--- BEGIN ---
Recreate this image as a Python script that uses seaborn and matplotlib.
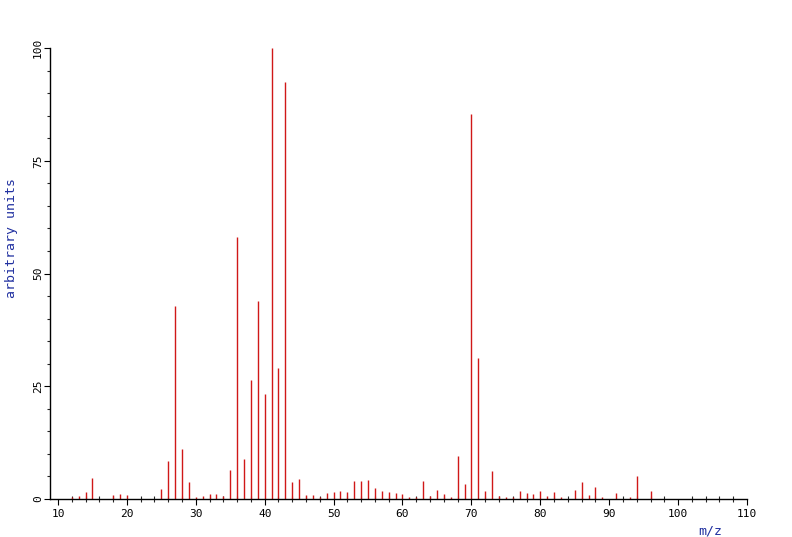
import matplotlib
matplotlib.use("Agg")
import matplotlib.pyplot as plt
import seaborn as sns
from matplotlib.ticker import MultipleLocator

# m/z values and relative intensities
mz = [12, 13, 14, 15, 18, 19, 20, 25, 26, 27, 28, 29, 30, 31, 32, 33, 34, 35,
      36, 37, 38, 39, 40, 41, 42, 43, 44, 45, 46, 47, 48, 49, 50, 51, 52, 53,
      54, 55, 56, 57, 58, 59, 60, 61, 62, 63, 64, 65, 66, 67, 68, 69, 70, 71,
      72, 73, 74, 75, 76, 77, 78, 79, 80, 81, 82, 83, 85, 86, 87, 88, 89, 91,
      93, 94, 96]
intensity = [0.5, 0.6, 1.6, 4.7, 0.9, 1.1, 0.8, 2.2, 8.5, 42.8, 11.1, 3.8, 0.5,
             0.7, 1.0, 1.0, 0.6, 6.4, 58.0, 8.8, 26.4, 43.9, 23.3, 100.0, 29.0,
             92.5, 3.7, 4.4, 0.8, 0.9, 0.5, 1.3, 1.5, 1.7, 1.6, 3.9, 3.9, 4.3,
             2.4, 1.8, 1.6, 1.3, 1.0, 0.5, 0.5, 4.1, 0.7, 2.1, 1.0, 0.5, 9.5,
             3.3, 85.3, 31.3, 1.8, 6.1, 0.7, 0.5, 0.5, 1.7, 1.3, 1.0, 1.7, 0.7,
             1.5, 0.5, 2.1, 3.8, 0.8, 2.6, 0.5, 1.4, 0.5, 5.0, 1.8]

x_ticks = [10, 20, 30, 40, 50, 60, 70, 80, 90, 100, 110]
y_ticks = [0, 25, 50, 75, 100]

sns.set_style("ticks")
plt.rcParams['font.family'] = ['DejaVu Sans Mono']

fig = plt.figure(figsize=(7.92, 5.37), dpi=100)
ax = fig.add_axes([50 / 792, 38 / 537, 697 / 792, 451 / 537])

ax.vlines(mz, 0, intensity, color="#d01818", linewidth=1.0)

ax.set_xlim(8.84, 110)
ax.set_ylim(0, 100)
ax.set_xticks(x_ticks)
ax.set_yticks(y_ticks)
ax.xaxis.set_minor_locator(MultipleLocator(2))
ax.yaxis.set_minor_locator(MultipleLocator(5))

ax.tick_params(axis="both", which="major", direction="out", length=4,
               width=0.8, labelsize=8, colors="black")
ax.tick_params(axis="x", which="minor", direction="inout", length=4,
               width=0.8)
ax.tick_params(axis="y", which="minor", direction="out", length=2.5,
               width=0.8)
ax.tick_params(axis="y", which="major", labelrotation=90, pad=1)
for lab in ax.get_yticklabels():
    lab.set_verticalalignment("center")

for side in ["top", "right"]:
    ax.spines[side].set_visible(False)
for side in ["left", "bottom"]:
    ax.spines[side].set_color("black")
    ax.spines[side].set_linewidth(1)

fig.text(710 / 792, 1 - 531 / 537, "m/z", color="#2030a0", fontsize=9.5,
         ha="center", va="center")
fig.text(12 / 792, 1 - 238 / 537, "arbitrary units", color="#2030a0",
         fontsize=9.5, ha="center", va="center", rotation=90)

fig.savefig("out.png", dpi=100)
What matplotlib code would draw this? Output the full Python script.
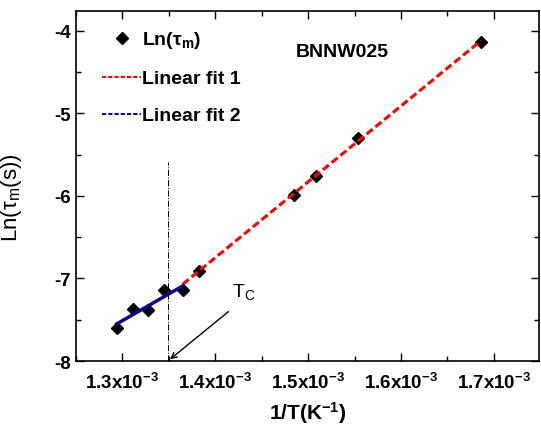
--- END ---
Please reproduce the listing exactly from its opening line through the line that contains "from matplotlib.ticker import MultipleLocator", both included, with all pictures omitted.

Recreate this image as a Python script that uses seaborn and matplotlib.
import matplotlib
matplotlib.use("Agg")
import matplotlib.pyplot as plt
import seaborn as sns
from matplotlib.ticker import MultipleLocator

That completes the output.